Defending this criteria, they use the pretext of administrative norms to justify their taking the funds away from the local Conagua office in Sonora. According to them, there is no food crisis, much less any urgency in addressing this emergency with a policy for expanding acreage under cultivation. Thus, in effect, they declared themselves incompetent to hold a discussion on these issues, and therefore we proposed that the Conagua itself inform President Calderon that he must meet with us.
Finally, when we once again questioned Soto Priante on how the funds which Congress had allocated for PLHINO feasibility studies been used, he admitted that they had an agreement with the IMTA, and that they plan to use those funds for a series of studies on local projects, prinicipally in Sinaloa, which are not conceptually linked to the PLHINO.
In reality, this constitutes a diversion of funds from their Congressionally-mandated use. Their intention is clearly to take the funds allocated for the PLHINO studies, and use them for local projects which are not related to the PLHINO concept of dramatically increasing regional water resources, to thereby be able to expand the region's agricultural capabilities. Conagua director Jose Luis Luege Tamargo should be called before the Chamber of Deputies's Rural Development Committee, to give a detailed accounting of what he is doing with the allocated funds.

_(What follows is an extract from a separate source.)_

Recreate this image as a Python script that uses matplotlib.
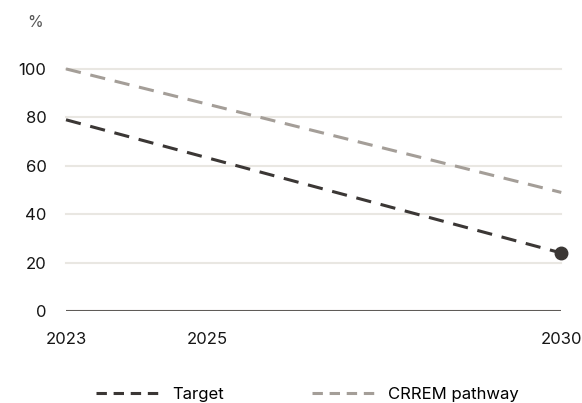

Conagua also wants the Pro-PLHINO Committee to provide them with technical information, in an attempt to remove the Committee from itself direcly participating in the discussion over the kind of studies that are most appropriate for the region, and for the country. Soto Priante arrogantly told us: "We will decide what to do, how to do it, when to do it, and with what resources."
Manuel Frias, after giving a technical presentation on the project, which the Conagua advisors were in no position to question, issued the following challenge to them: Let us resolve this in the following way. Let Conagua present its project and the Pro-PLHINO Committee can present its. On this basis, the proper choice can be made, based on the best interests of the region and the country.

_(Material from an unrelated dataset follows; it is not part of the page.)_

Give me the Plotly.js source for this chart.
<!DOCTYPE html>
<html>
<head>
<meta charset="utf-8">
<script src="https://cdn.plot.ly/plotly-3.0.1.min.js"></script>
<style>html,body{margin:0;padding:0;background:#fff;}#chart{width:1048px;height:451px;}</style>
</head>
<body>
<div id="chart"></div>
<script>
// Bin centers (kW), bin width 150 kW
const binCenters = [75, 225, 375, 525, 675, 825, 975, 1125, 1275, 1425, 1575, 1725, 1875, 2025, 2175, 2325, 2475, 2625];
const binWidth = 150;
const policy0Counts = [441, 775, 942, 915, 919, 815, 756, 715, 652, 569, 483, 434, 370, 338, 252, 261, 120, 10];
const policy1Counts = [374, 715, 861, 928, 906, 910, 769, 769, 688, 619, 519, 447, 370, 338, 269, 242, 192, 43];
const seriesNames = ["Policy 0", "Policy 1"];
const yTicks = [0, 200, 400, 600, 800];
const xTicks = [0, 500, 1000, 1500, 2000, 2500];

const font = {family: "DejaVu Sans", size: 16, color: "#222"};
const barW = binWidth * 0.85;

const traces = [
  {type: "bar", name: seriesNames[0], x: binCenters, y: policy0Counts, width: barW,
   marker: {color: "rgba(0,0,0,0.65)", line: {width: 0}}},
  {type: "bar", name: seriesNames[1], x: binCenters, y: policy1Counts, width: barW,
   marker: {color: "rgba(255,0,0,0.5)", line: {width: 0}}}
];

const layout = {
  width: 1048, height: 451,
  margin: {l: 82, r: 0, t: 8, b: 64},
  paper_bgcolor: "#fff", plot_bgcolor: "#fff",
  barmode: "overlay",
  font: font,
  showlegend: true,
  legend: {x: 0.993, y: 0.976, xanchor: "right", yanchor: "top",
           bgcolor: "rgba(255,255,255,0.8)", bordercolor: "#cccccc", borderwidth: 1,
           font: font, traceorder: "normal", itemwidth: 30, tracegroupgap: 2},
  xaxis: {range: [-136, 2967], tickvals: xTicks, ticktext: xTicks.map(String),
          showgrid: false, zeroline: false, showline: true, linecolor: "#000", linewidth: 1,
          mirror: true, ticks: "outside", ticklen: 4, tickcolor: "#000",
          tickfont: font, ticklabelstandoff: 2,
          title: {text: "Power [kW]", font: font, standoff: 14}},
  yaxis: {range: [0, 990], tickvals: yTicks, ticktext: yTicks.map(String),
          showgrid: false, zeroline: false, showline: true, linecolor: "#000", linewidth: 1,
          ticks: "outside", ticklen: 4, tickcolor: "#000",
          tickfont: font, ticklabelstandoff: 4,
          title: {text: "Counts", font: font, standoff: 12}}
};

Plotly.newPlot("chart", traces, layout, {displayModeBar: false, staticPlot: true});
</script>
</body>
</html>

We feel we should make this challenge stick, and get the Congress involved, especially the Rural Development Committee, which is prepared--after the resolution they brought before the entire Congress--to haul Conagua director Luege Tamargo before them to give a detailed accounting of his use of the PLHINO funds.
Special note should be taken of Soto Priante's insistence that instead of pushing the PLHINO, we (who are from Sonora) should be demanding that the state of Sinaloa provide more water to southern Sonora, from its Fuerte river. We consider this to be a hook designed to entrap us in a conflict with Sinaloa over insufficient water resources, which Conagua would then use to sabotage the regional movement for the PLHINO.
In sum, it can be concluded that Conagua declared itself formally incompetent to discuss public policies that require a project of the PLHINO's dimensions. They themselves admitted that this must be discussed with President Calderon, and we think it would be good to take advantage of a possible visit by the President to Sonora, so that Sonora's Governor and the Pro-PLHINO Committee could present him with our proposal.